If you have lived through a mediation with me, you know that I have some canned opening remarks I make at the beginning of the process. I talk about my role as a neutral. I talk about confidentiality. I talk about the importance of compromise. Like any lawyer worth their salt, I also talk about myself. A good friend recently asked, “How can you do that every day?” It would drive him crazy, he said.
I have given my initial mediator’s monologue well over a thousand times. Do I get tired of it? Yes. Do the lawyers get a little tired of it too? Probably, if they were honest with me. Will I stop doing it? Absolutely not.
I’ve explained the process of mediation, its benefits, its confidentiality rules, and the importance of compromise so often I could recite it in my sleep. Lawyers have heard it from me to the point they can recite it themselves. The parties, however, may be hearing it for the first time.
I recently taught an alternative dispute resolution course at the Belmont University College of Law in Nashville. During one class, I asked Greg Parent to be my guest speaker. Greg is a fantastic mediator in Atlanta. He is also a tremendously charismatic speaker. A significant part of Greg’s practice is mediating catastrophic injury cases.

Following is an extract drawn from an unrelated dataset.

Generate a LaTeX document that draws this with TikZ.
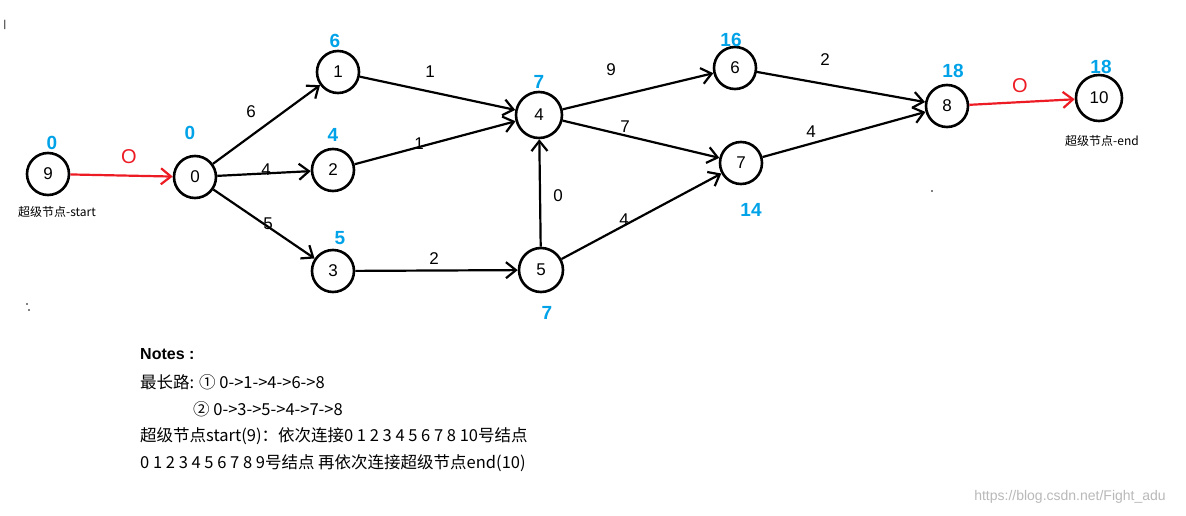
\documentclass[tikz,border=0pt]{standalone}
\usepackage{fontspec}
\setmainfont{Liberation Sans}
\newfontfamily\cjk{Noto Sans CJK SC}
\usetikzlibrary{arrows.meta}
\begin{document}
\begin{tikzpicture}[x=1pt,y=-1pt,
  vtx/.style={circle,draw,line width=2.6pt,minimum size=42pt,inner sep=0pt,font=\fontsize{17}{17}\selectfont},
  edge/.style={line width=2.2pt,-{Straight Barb[length=10pt,width=16pt]}},
  redge/.style={edge,draw={rgb,255:red,237;green,28;blue,36}},
  wl/.style={font=\fontsize{17}{17}\selectfont},
  bl/.style={font=\bfseries\fontsize{19}{19}\selectfont,text={rgb,255:red,0;green,162;blue,232}},
  note/.style={anchor=west,font=\cjk\fontsize{16.5}{16.5}\selectfont,inner sep=0pt}]
\fill[white] (0,0) rectangle (1186,516);
\useasboundingbox (0,0) rectangle (1186,516);
\node[vtx] (n9) at (48,174) {9};
\node[vtx] (n0) at (195,177) {0};
\node[vtx] (n1) at (338,72) {1};
\node[vtx] (n2) at (333,170) {2};
\node[vtx] (n3) at (333,271) {3};
\node[vtx,minimum size=46pt] (n4) at (539,115) {4};
\node[vtx,minimum size=44pt] (n5) at (541,270) {5};
\node[vtx] (n6) at (735,68) {6};
\node[vtx] (n7) at (741,163) {7};
\node[vtx] (n8) at (947,106) {8};
\node[vtx,minimum size=46pt] (n10) at (1099,98) {10};
\draw[redge] (n9) -- (n0);
\draw[redge] (n8) -- (n10);
\draw[edge] (n0) -- (n1);
\draw[edge] (n0) -- (n2);
\draw[edge] (n0) -- (n3);
\draw[edge] (n1) -- (n4);
\draw[edge] (n2) -- (n4);
\draw[edge] (n3) -- (n5);
\draw[edge] (n5) -- (n4);
\draw[edge] (n5) -- (n7);
\draw[edge] (n4) -- (n6);
\draw[edge] (n4) -- (n7);
\draw[edge] (n6) -- (n8);
\draw[edge] (n7) -- (n8);
\node[bl] (b9) at (52,143) {0};
\node[bl] (b0) at (190,133) {0};
\node[bl] (b1) at (335,41) {6};
\node[bl] (b2) at (333,135) {4};
\node[bl] (b3) at (340,238) {5};
\node[bl] (b4) at (539,82) {7};
\node[bl] (b5) at (547,313) {7};
\node[bl] (b6) at (731,40) {16};
\node[bl] (b7) at (751,210) {14};
\node[bl] (b8) at (953,71) {18};
\node[bl] (b10) at (1101,67) {18};
\node[wl] (w01) at (251,112) {6};
\node[wl] (w02) at (266,170) {4};
\node[wl] (w03) at (268,224) {5};
\node[wl] (w14) at (430,72) {1};
\node[wl] (w24) at (419,144) {1};
\node[wl] (w35) at (434,259) {2};
\node[wl] (w54) at (558,196) {0};
\node[wl] (w46) at (611,70) {9};
\node[wl] (w47) at (625,127) {7};
\node[wl] (w57) at (624,220) {4};
\node[wl] (w68) at (825,60) {2};
\node[wl] (w78) at (811,132) {4};
\node[wl,text={rgb,255:red,237;green,28;blue,36},font=\fontsize{20}{20}\selectfont] (r1) at (129,157) {O};
\node[wl,text={rgb,255:red,237;green,28;blue,36},font=\fontsize{20}{20}\selectfont] (r2) at (1020,86) {O};
\node[font=\cjk\fontsize{12}{12}\selectfont] (s9) at (57,212) {超级节点-start};
\node[font=\cjk\fontsize{12}{12}\selectfont] (s10) at (1102,141) {超级节点-end};
\node[note,font=\bfseries\fontsize{16}{16}\selectfont] (t0) at (140,354) {Notes :};
\node[note] (t1) at (140,382) {最长路: ① 0->1->4->6->8};
\node[note] (t2) at (193,409) {② 0->3->5->4->7->8};
\node[note] (t3) at (140,436) {超级节点start(9)：依次连接0 1 2 3 4 5 6 7 8 10号结点};
\node[note] (t4) at (140,463) {0 1 2 3 4 5 6 7 8 9号结点 再依次连接超级节点end(10)};
\node[font=\fontsize{14}{14}\selectfont,text=gray!55] (wm) at (1070,497) {https://blog.csdn.net/Fight\_adu};
\node[font=\fontsize{10}{10}\selectfont] (m1) at (5,25) {|};
\fill (932,191) circle (0.9);
\fill (27,304) circle (0.9);
\fill (29,310) circle (0.9);
\end{tikzpicture}
\end{document}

During his talk, Greg looked out over my class of third year law students and said, “Don’t ever let mediation become routine. In every mediation, that day may be one of the most important days in someone’s life.”

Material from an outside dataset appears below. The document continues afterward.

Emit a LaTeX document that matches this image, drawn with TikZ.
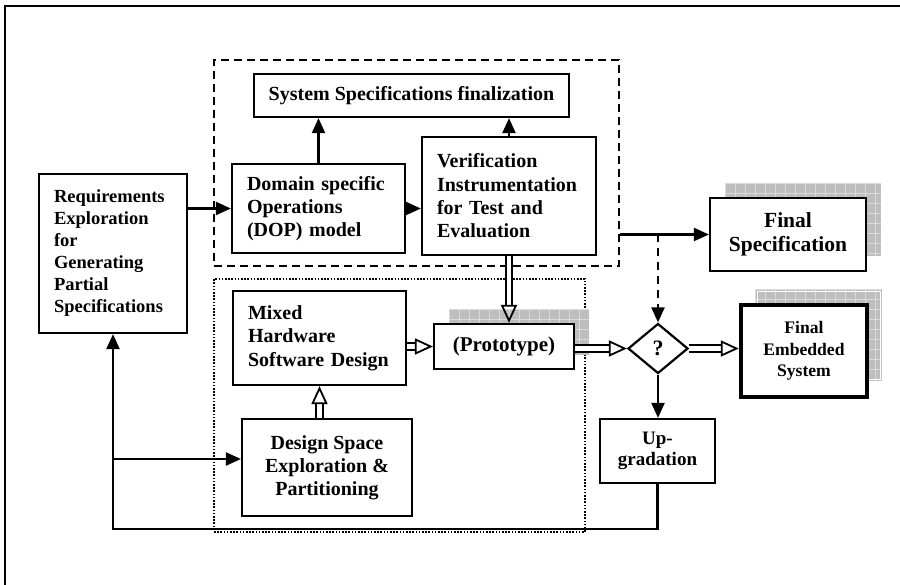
\documentclass[tikz,border=0pt]{standalone}
\usepackage{fontspec}
\setmainfont{Liberation Serif}
\usetikzlibrary{arrows.meta,shapes.geometric}
\definecolor{shgray}{HTML}{BEBEBE}
\definecolor{shline}{HTML}{DADADA}
\newcommand\fsz[2]{\fontsize{#1}{#2}\selectfont}
\newcommand\gshadow[4]{%
  \fill[shgray] (#1,#2) rectangle (#3,#4);
  \begin{scope}
    \clip (#1,#2) rectangle (#3,#4);
    \foreach \k in {0,...,20} {
      \draw[shline, line width=0.7pt] ({#1+10*\k},#2) -- ({#1+10*\k},#4);
      \draw[shline, line width=0.7pt] (#1,{#2+10*\k}) -- (#3,{#2+10*\k});
    }
  \end{scope}}
\tikzset{
  box/.style={draw, line width=2.2pt, fill=white, inner sep=0pt,
    font=\bfseries\fsz{20}{23.3}},
  lbox/.style={box, align=left, text width=#1},
  cbox/.style={box, align=center},
  arr/.style={line width=2.2pt, -{Triangle[length=15pt,width=13pt]}},
  harr/.style={line width=1.8pt, double, double distance=4.5pt,
    -{Triangle[open, length=18pt, width=16pt]}},
}
\begin{document}
\begin{tikzpicture}[x=1pt,y=-1pt]
\useasboundingbox (0,0) rectangle (900,585);
\draw[line width=2pt] (900,6) -- (5,6) -- (5,585);

% group boxes
\node[draw, line width=2.2pt, dash pattern=on 8pt off 5pt, minimum width=405pt,
  minimum height=206pt, inner sep=0pt] (grp) at (416.5,163) {};
\node[draw, line width=1.6pt, dash pattern=on 1.6pt off 1.6pt, minimum width=371pt,
  minimum height=253pt, inner sep=0pt] (dotg) at (399.5,405.5) {};

% shadows
\gshadow{449}{309}{589}{355}
\gshadow{725}{183}{881}{256}
\gshadow{755}{289}{882}{381}
\draw[white, line width=0.8pt] (757,291) rectangle (880,379);

% boxes
\node[cbox, minimum width=315pt, minimum height=43pt] (sys) at (411.5,95.5)
  {System Specifications finalization};
\node[lbox=118pt, minimum width=148pt, minimum height=159pt, font=\bfseries\fsz{18.5}{22}] (req) at (113,253.5)
  {Requirements\\Exploration\\for\\Generating\\Partial\\Specifications};
\node[lbox=143pt, minimum width=173pt, minimum height=89pt] (dop) at (318.5,208.5)
  {Domain specific\\Operations\\(DOP) model};
\node[lbox=144pt, minimum width=174pt, minimum height=118pt] (ver) at (509,196)
  {Verification\\Instrumentation\\for Test and\\Evaluation};
\node[lbox=143pt, minimum width=173pt, minimum height=94pt] (mix) at (319.5,338)
  {Mixed\\Hardware\\Software Design};
\node[cbox, minimum width=170pt, minimum height=97pt, font=\bfseries\fsz{20}{23}] (dse) at (327,467.5)
  {Design Space\\Exploration \&\\Partitioning};
\node[cbox, minimum width=140pt, minimum height=45pt, font=\bfseries\fsz{21}{24}] (proto) at (504,346.5)
  {(Prototype)};
\node[cbox, minimum width=156pt, minimum height=73pt, font=\bfseries\fsz{21.5}{24}] (fspec) at (788,234.5)
  {Final\\Specification};
\node[cbox, line width=4.5pt, minimum width=126pt, minimum height=92pt, font=\bfseries\fsz{17.6}{21.6}] (femb) at (804,351)
  {Final\\Embedded\\System};
\node[cbox, minimum width=115pt, minimum height=64pt, font=\bfseries\fsz{19}{21.7}] (upg) at (657.5,451)
  {Up-\\gradation};
\node[draw, shape=diamond, line width=2.2pt, fill=white, inner sep=0pt, minimum width=60pt,
  minimum height=50pt, font=\bfseries\fsz{22}{24}] (dia) at (658,348.5) {?};

% connectors
\draw[arr] (req.east |- dop.west) -- (dop.west);
\draw[arr] (dop.north) -- (dop.north |- sys.south);
\draw[arr] (ver.north) -- (ver.north |- sys.south);
\draw[arr] (dop.east) -- (ver.west |- dop.east);
\draw[arr] (grp.east |- fspec.west) -- (fspec.west);
\draw[arr, dash pattern=on 8pt off 6pt] (dia.north |- fspec.west) -- (dia.north);
\draw[arr] (dia.south) -- (dia.south |- upg.north);
\coordinate (fbl) at (113,529);
\coordinate (br) at (113,459);
\draw[arr] (upg.south) |- (fbl) -- (req.south);
\draw[arr] (br) -- (dse.west |- br);

\draw[harr] (ver.south) -- (ver.south |- proto.north);
\draw[harr] (mix.east |- proto.west) -- (proto.west);
\draw[harr] (proto.east |- dia.west) -- (dia.west);
\draw[harr] (dia.east) -- (femb.west |- dia.east);
\draw[harr] (mix.south |- dse.north) -- (mix.south);
\end{tikzpicture}
\end{document}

That’s true. As a lawyer, I often forgot that. As a mediator, I try to remember. That’s why I say the same thing every day. I’m a neutral third party. This mediation is confidential. You can be candid with me because a judge and jury will never hear what we talk about. I want to hear what you have to say. If we have a settlement, it will require you to compromise. There is no shame in compromise. A mediated settlement is better than the alternative.

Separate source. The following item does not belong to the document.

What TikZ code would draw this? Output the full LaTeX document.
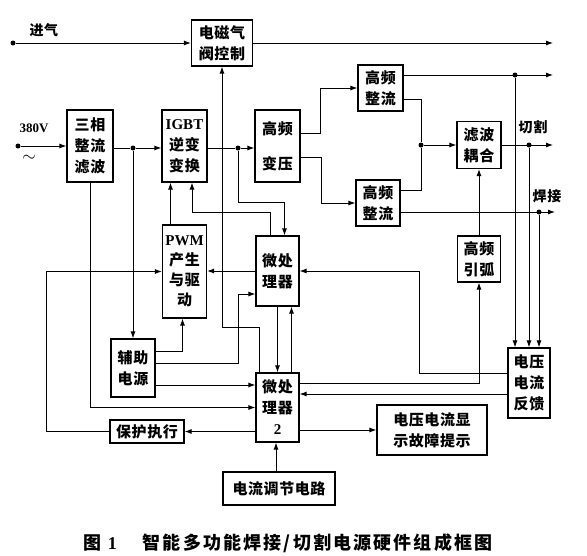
\documentclass[tikz,border=0pt]{standalone}
\usepackage{fontspec}
\usepackage{tikz}
\usetikzlibrary{arrows.meta, positioning, calc}
\newfontfamily\cjk{Noto Sans CJK SC}[LetterSpace=4]
\newfontfamily\cjkcap{Noto Sans CJK SC}[LetterSpace=12]
\newfontfamily\en{Liberation Serif}

\begin{document}
\begin{tikzpicture}[x=1pt, y=-1pt,
    blk/.style={rectangle, draw, line width=1.2pt, inner sep=1pt, align=center,
      font=\cjk\bfseries\fontsize{15}{21}\selectfont},
    wire/.style={line width=0.9pt},
    arr/.style={wire, -{Latex[length=7pt, width=5pt]}},
    jdot/.style={circle, fill, inner sep=0pt, minimum size=5pt},
    lbl/.style={font=\cjk\bfseries\fontsize{14}{16}\selectfont}
  ]
  \useasboundingbox (0,0) rectangle (587,555);
  % blocks
  \node[blk, minimum width=61pt, minimum height=46pt] (valve) at (222,43) {电磁气\\阀控制};
  \node[blk, minimum width=46pt, minimum height=72pt] (rect3) at (90,146) {三相\\整流\\滤波};
  \node[blk, minimum width=45pt, minimum height=72pt] (igbt) at (184.5,146) {{\en\bfseries IGBT}\\逆变\\变换};
  \node[blk, minimum width=45pt, minimum height=72pt] (xfmr) at (277.5,146) {高频\\[14pt]变压};
  \node[blk, minimum width=45pt, minimum height=46pt] (hfr1) at (380.5,88) {高频\\整流};
  \node[blk, minimum width=44pt, minimum height=46pt] (hfr2) at (378,203) {高频\\整流};
  \node[blk, minimum width=44pt, minimum height=47pt] (filt) at (479,145) {滤波\\耦合};
  \node[blk, minimum width=43pt, minimum height=46pt] (arc) at (479,259) {高频\\引弧};
  \node[blk, minimum width=42pt, minimum height=70pt] (fb) at (529,383) {电压\\电流\\反馈};
  \node[blk, minimum width=43pt, minimum height=70pt] (mcu1) at (277.5,271) {微处\\理器};
  \node[blk, minimum width=44pt, minimum height=93pt, font=\cjk\bfseries\fontsize{15}{20}\selectfont] (pwm) at (184.5,271.5) {{\en\bfseries PWM}\\产生\\与驱\\动};
  \node[blk, minimum width=44pt, minimum height=58pt] (aux) at (133,368) {辅助\\电源};
  \node[blk, minimum width=43pt, minimum height=69pt] (mcu2) at (277.5,407.5) {微处\\理器\\{\en\bfseries 2}};
  \node[blk, minimum width=74pt, minimum height=23pt] (prot) at (147,431.5) {保护执行};
  \node[blk, minimum width=110pt, minimum height=50pt] (disp) at (432,430) {电压电流显\\示故障提示};
  \node[blk, minimum width=112pt, minimum height=33pt] (curr) at (279,488.5) {电流调节电路};

  % inputs and outputs
  \node[jdot] (gasin) at (13,43) {};
  \node[lbl, anchor=south west] (gaslbl) at (26,40) {进气};
  \coordinate (gasout) at (553,43);
  \node[jdot] (acin) at (18,146) {};
  \node[font=\en\bfseries\fontsize{13}{15}\selectfont] (aclbl) at (34,128) {380V};
  \node[font=\fontsize{17}{17}\selectfont] (actil) at (29,158) {$\sim$};
  \coordinate (out1) at (553,75);
  \coordinate (out2) at (553,145);
  \coordinate (out3) at (555,212);
  \node[lbl] (cutlbl) at (533,127) {切割};
  \node[lbl] (weldlbl) at (547,196) {焊接};

  % junctions
  \node[jdot] (j1) at (133,148) {};
  \node[jdot] (j2) at (238,148) {};
  \node[jdot] (j3) at (515,75) {};
  \node[jdot] (j4) at (421,145) {};
  \node[jdot] (j5) at (529,145) {};
  \node[jdot] (j6) at (539,212) {};
  \coordinate (k1) at (222,327);

  % power path
  \draw[arr] (gasin) -- (valve.west |- gasin);
  \draw[arr] (valve.east) -- (gasout);
  \draw[arr] (acin) -- (rect3.west |- acin);
  \draw[wire] (rect3.east |- j1) -- (j1);
  \draw[arr] (j1) -- (igbt.west |- j1);
  \draw[arr] (j1) -- (aux.north);
  \draw[wire] (igbt.east |- j2) -- (j2);
  \draw[arr] (j2) -- (xfmr.west |- j2);
  \draw[arr] ([yshift=13pt]xfmr.east) -- ++(20,0) |- (hfr1.west);
  \draw[arr] ([yshift=-11pt]xfmr.east) -- ++(21,0) |- (hfr2.west);
  \draw[arr] ([yshift=13pt]hfr1.east) -- (out1);
  \draw[wire] ([yshift=-11pt]hfr1.east) -| (j4) |- ([yshift=13pt]hfr2.east);
  \draw[arr] (j4) -- (filt.west |- j4);
  \draw[arr] (filt.east) -- (out2);
  \draw[arr] ([yshift=-9pt]hfr2.east) -- (out3);
  \draw[arr] (arc.north) -- (filt.south);
  \foreach \j in {j3, j5, j6} {
    \draw[arr] (\j) -- (\j |- fb.north);
  }

  % control path
  \draw[arr] (rect3.south) |- (mcu2.west);
  \draw[arr] ($(mcu2.north west)+(4,0)$) |- (k1) -- (valve.south);
  \draw[arr] (j2) -- ++(0,54) -| ([xshift=7pt]mcu1.north);
  \draw[arr] ([xshift=-7pt]mcu1.north) -- ++(0,-23) -| ([xshift=7.5pt]igbt.south);
  \draw[arr] ([xshift=-14pt]pwm.north) -- ([xshift=-14pt]igbt.south);
  \draw[arr] (mcu1.west) -- (mcu1.west -| pwm.east);
  \draw[arr] (prot.west) -- ++(-63,0) |- (pwm.west);
  \draw[arr] ([yshift=17pt]aux.east) -| ([xshift=-2pt]pwm.south);
  \draw[arr] ([yshift=5pt]aux.east) -- ++(83,0) |- ([yshift=-23pt]mcu1.west);
  \draw[arr] ([yshift=-17pt]aux.east) -- ([yshift=-17pt]aux.east -| mcu2.west);
  \draw[arr] (prot.east -| mcu2.west) -- (prot.east);
  \draw[arr] (mcu1.south) -- (mcu2.north);
  \draw[arr] ([xshift=14pt]mcu2.north) -- ([xshift=14pt]mcu1.south);
  \draw[arr] ([xshift=-3pt]curr.north) -- ([xshift=-3pt]curr.north |- mcu2.south);
  \draw[arr] (mcu2.east |- disp.west) -- (disp.west);
  \draw[arr] ([yshift=24.5pt]mcu2.east) -| (arc.south);
  \draw[arr] ([yshift=10pt]fb.west) -- ++(-88,0) |- (mcu1.east);
  \draw[arr] ([yshift=-11pt]fb.west) -- ([yshift=-11pt]fb.west -| mcu2.east);

  % caption
  \node[font=\cjkcap\bfseries\fontsize{18}{20}\selectfont, anchor=west] (cap) at (80,543) {图 {\en\bfseries 1}\hspace{26pt}智能多功能焊接/切割电源硬件组成框图};
\end{tikzpicture}
\end{document}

When I was an advocate, I complained about mediators who said the same thing over and over. The truth, however, is that I was often complacent. I sometimes didn’t adequately prepare my client for the mediation. I sometimes assumed my client knew more about the process than they actually did. I didn’t stop to consider how important this case was to my client. It may have involved their life, their job, their livelihood, their business, or their financial stability.
Mediation has become so routine for many of us, we too often forget that it’s not just another day for our clients. At the beginning of every mediation, let’s stop and consider how important the day is to the people in each room.